On Fri, Feb 04, 2022 at 08:09:13PM +0100, Joakim Sindholt wrote:
> On Sat, Jan 29, 2022 at 02:43:28PM +0100, Joakim Sindholt wrote:
> > I've written this patch that packs posix_spawn file actions into the
> > posix_spawn_file_actions struct padding. I'm not sure if the way I've
> > split the code up is desirable. Maybe the faexpand() function needs a
> > different name and to be in its own .c file; or maybe a different
> > approach is preferable.
> 
> Here's a candidate v2 patch to simplify some things. Changes since the
> first one:
> * fa->__actions is initialized to point to itself. This makes faexpand a
>   little simpler and means that ->__actions->__actions always points to
>   the last file_actions struct.
> * The previous version caused an increase of 32 bytes in used stack
>   space in child() on amd64. This one only causes a 16 byte increase.
>   I'm not sure how big of a deal-breaker that is.
> * The two switches have been merged into one. This makes it simpler IMO
>   but also has some consequences:
> 
> The current implementation in musl uses a pipe to communicate
> success/failure back to the parent process. This means that the
> file_actions struct can accidentally succeed if it tries to use the pipe
> fd as a source fd or worse, overwrite the pipe fd when targeting it in
> either the dup2 or open actions.
> Musl solves this by moving the pipe fd if it's the target of an
> operation. Currently musl will move the pipe if it's the source fd of
> close or fchdir, or if it's the target fd of dup2 or open. You'll note
> that the close and fchdir cases mean that instead of failing
> immediately, it will dup the pipe fd, close the old pipe fd, and then do
> the actual close/fchdir syscall which then fails. It's presumably
> implemented this way because it's simple and doesn't really cause a
> problem. The operation will result in failure regardless.
> 
> This patch, in an attempt to be very simple, introduces a similar but
> perhaps slightly worse bug. The encoding of every operation is
> essentially [fd, other stuff], meaning it can do the pipe move check on
> the fd in the first slot. It won't work for close since the fd is
> actually -fd-1, so close gets its own check. If the check is
> unconditional then we might get an unnecessary move with chdir, which is
> encoded as [dummy fd, -FDOP_CHDIR]. I've chosen an fd that's unlikely to
> collide (INT_MAX) however if you have every fd from 0 to INT_MAX-1 open
> then the pipe fd will be on fd INT_MAX and it will not be movable. The
> result is that the unnecessary pipe move fails and an otherwise
> perfectly legal and possible chdir action will fail.
> 
> The fix is very simple but does end up once again causing some
> duplication in the op logic:
> -if (fd == p) {
> +if (fd == p && fa->__pad[i] != -FDOP_CHDIR) {
> 
> Alternatively you could do the whole command check twice, only move the
> fd if it's the target of dup2 or open, and then have a check in fchdir
> for whether it's trying to use the pipe fd as a source, like the ones
> already in close and dup2.
> 
> Or maybe this bug is acceptable.

Since we can already have "spurious" failures anyway from insufficient
free fd space to shuffle the pipe fd, I don't think the thing with
FDOP_CHDIR matters. If we do ever decide we care, you've already
presented a way we could solve the problem.

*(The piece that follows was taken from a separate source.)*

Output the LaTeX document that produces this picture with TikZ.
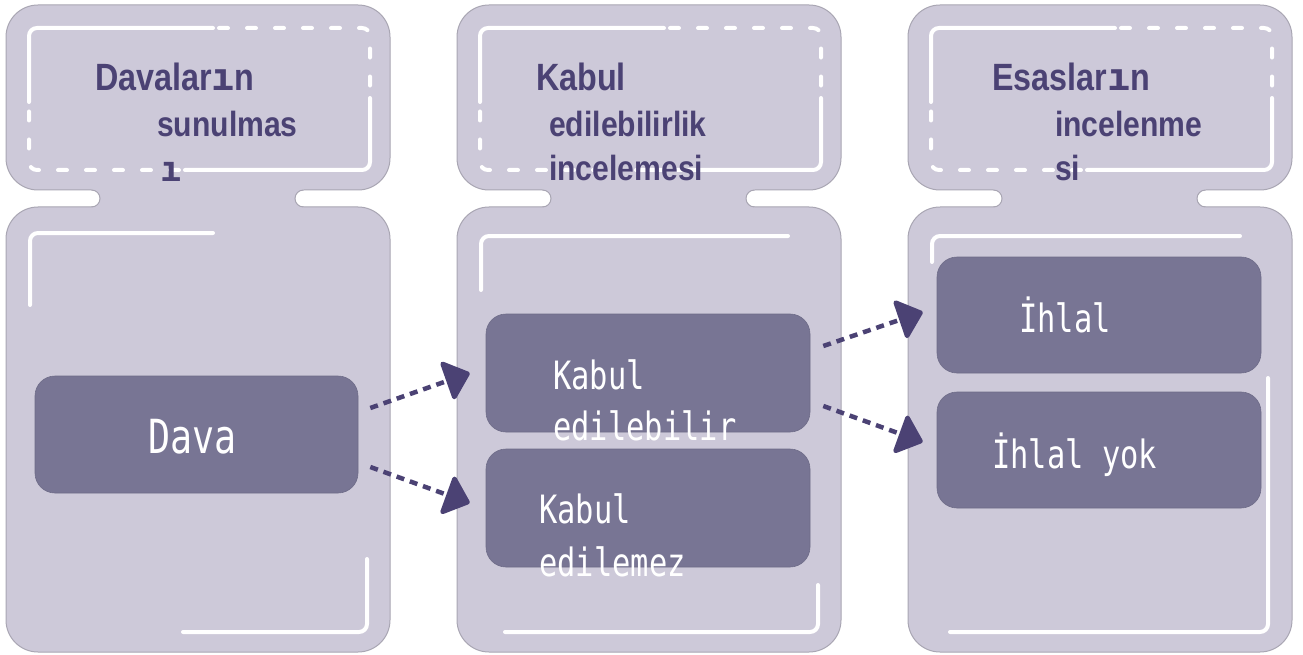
\documentclass[tikz,border=0pt]{standalone}
\usepackage{fontspec}
\usetikzlibrary{arrows.meta}
\newfontfamily\headfont[FakeStretch=0.86]{Liberation Sans}
\newfontfamily\titlefont[FakeStretch=0.85]{Liberation Sans}
\newfontfamily\monofont[FakeStretch=0.78]{DejaVu Sans Mono}
\newfontfamily\monoglyph{DejaVu Sans Mono}
\definecolor{colfill}{HTML}{CDC9D9}
\definecolor{coledge}{HTML}{A9A6B3}
\definecolor{boxfill}{HTML}{787594}
\definecolor{ink}{HTML}{4B4274}
\newcommand{\monobit}[1]{{\monoglyph\bfseries #1}}
\tikzset{
  colpart/.style={fill=colfill, draw=coledge, line width=1pt, rounded corners=32pt},
  notchedge/.style={draw=coledge, line width=1pt},
  frameline/.style={draw=white, line width=4pt, line cap=round, rounded corners=8pt},
  framedash/.style={frameline, dash pattern=on 9pt off 19pt, dash phase=22pt},
  stagebox/.style={rectangle, rounded corners=20pt, fill=boxfill, draw=boxfill!92!black,
    line width=0.6pt, inner sep=0pt, minimum width=324pt, minimum height=117pt},
  headtext/.style={anchor=base west, inner sep=0pt, text=ink,
    font=\headfont\bfseries\fontsize{35}{42}\selectfont},
  titletext/.style={headtext, font=\titlefont\bfseries\fontsize{38}{45}\selectfont},
  boxtext/.style={anchor=base west, inner sep=0pt, text=white,
    font=\monofont\fontsize{39}{46}\selectfont},
  bigboxtext/.style={boxtext, font=\monofont\fontsize{47}{56}\selectfont},
  flow/.style={draw=ink, line width=4.5pt, dash pattern=on 8pt off 6pt,
    -{Triangle[length=26pt,width=44pt,round]}}
}
\begin{document}
\begin{tikzpicture}[x=1pt, y=-1pt]
\useasboundingbox (0,0) rectangle (1303,655);
\fill[white] (0,0) rectangle (1303,655);

% three column panels: header, body and the neck joining them
\foreach \dx in {0,451,902}{
  \begin{scope}[shift={(\dx,0)}]
    \draw[colpart] (6,5) rectangle (390,190);
    \draw[colpart] (6,207) rectangle (390,652);
    \fill[colfill] (91.5,184) -- (303.5,184) -- (303.5,190)
      arc[start angle=-90, end angle=-270, radius=8.5] -- (303.5,213)
      -- (91.5,213) -- (91.5,207)
      arc[start angle=90, end angle=-90, radius=8.5] -- cycle;
    \draw[notchedge] (303.5,190) arc[start angle=-90, end angle=-270, radius=8.5];
    \draw[notchedge] (91.5,207) arc[start angle=90, end angle=-90, radius=8.5];
    % header frame: two solid runs and two dashed runs
    \draw[frameline] (29,102) -- (29,28) -- (213,28);
    \draw[framedash] (213,28) -- (370,28) -- (370,95);
    \draw[frameline] (370,98) -- (370,170) -- (185,170);
    \draw[framedash] (185,170) -- (29,170) -- (29,100);
  \end{scope}
}

% corner brackets inside the bodies
\draw[frameline] (30,305) -- (30,233) -- (213,233);
\draw[frameline] (367,559) -- (367,632) -- (183,632);
\draw[frameline] (481,290) -- (481,236) -- (788,236);
\draw[frameline] (818,585) -- (818,632) -- (505,632);
\draw[frameline] (932,262) -- (932,236) -- (1240,236);
\draw[frameline] (1268,378) -- (1268,632) -- (950,632);

% headers
\node[titletext] (h1a) at (95,91) {Davalar\monobit{ı}n};
\node[headtext] (h1b) at (157,137) {sunulmas};
\node[headtext] (h1c) at (160,182) {\monobit{ı}};
\node[titletext] (h2a) at (536,91) {Kabul};
\node[headtext] (h2b) at (549,137) {edilebilirlik};
\node[headtext] (h2c) at (549,181) {incelemesi};
\node[titletext] (h3a) at (992,91) {Esaslar\monobit{ı}n};
\node[headtext] (h3b) at (1055,137) {incelenme};
\node[headtext] (h3c) at (1055,181) {si};

% stage boxes
\node[stagebox, minimum width=323pt] (dava) at (196.5,434.5) {};
\node[stagebox, minimum height=118pt] (kabulA) at (648,373) {};
\node[stagebox, minimum height=118pt] (kabulB) at (648,508) {};
\node[stagebox, minimum height=116pt] (ihlal) at (1099,315) {};
\node[stagebox, minimum height=116pt] (ihlalyok) at (1099,450) {};

% stage labels
\node[bigboxtext] (tdava) at (148,453) {Dava};
\node[boxtext] (tka1) at (553,389) {Kabul};
\node[boxtext] (tka2) at (553,440) {edilebilir};
\node[boxtext] (tkb1) at (539,523) {Kabul};
\node[boxtext] (tkb2) at (539,576) {edilemez};
\node[boxtext] (tih) at (1019,332) {İhlal};
\node[boxtext] (tihy) at (992,468) {İhlal yok};

% flows between stages
\draw[flow] ([shift={(12,-26.5)}]dava.east) -- ([shift={(-16,0)}]kabulA.west);
\draw[flow] ([shift={(12,32.5)}]dava.east) -- ([shift={(-16,-5)}]kabulB.west);
\draw[flow] ([shift={(13,-27)}]kabulA.east) -- ([shift={(-14,-3)}]ihlal.west);
\draw[flow] ([shift={(13,33)}]kabulA.east) -- ([shift={(-14,-8)}]ihlalyok.west);
\end{tikzpicture}
\end{document}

(I noted on IRC that we could also solve the problem of the "density"
of the coding space by using the 32 bits of __pad0[1] to store type
information for the 16 slots, but this does not seem necessary.)

One change I think I would like to make is not using the names __pad0
and __pad directly in code. It's ugly. Instead, fdop.h could do:

#define fa_cnt __pad0[0]
#define fa_ops __pad

It might also make sense to define a macro for the fa_ops array limit

#define FA_OPS_MAX_CNT ...

using sizeof on a compound literal as appropriate.

We could also for consistency (not using __ junk names from the public
header directly) do

#define fa_chain __actions

Not sure if that's the best name for it but it seems to make things
make more sense than writing __actions in the code that's no longer
using the pointed-to data as the actions list.

I think I'm happy at this point with just doing "strace tests", but
sometime between now and next release I would like to get a better set
of tests into libc-test that cover usage of sufficiently many ops to
require allocations. Something like a test function that takes a list
of operations and builds both the file actions object and a shell
command to evaluate that the file actions were executed correctly,
using:

	read x <&%d && test "$x" = %s

and:

	! 2>/dev/null <&%d

to assert that each fd is either closed or reads the expected content
(expected content could be temp files with different content in each).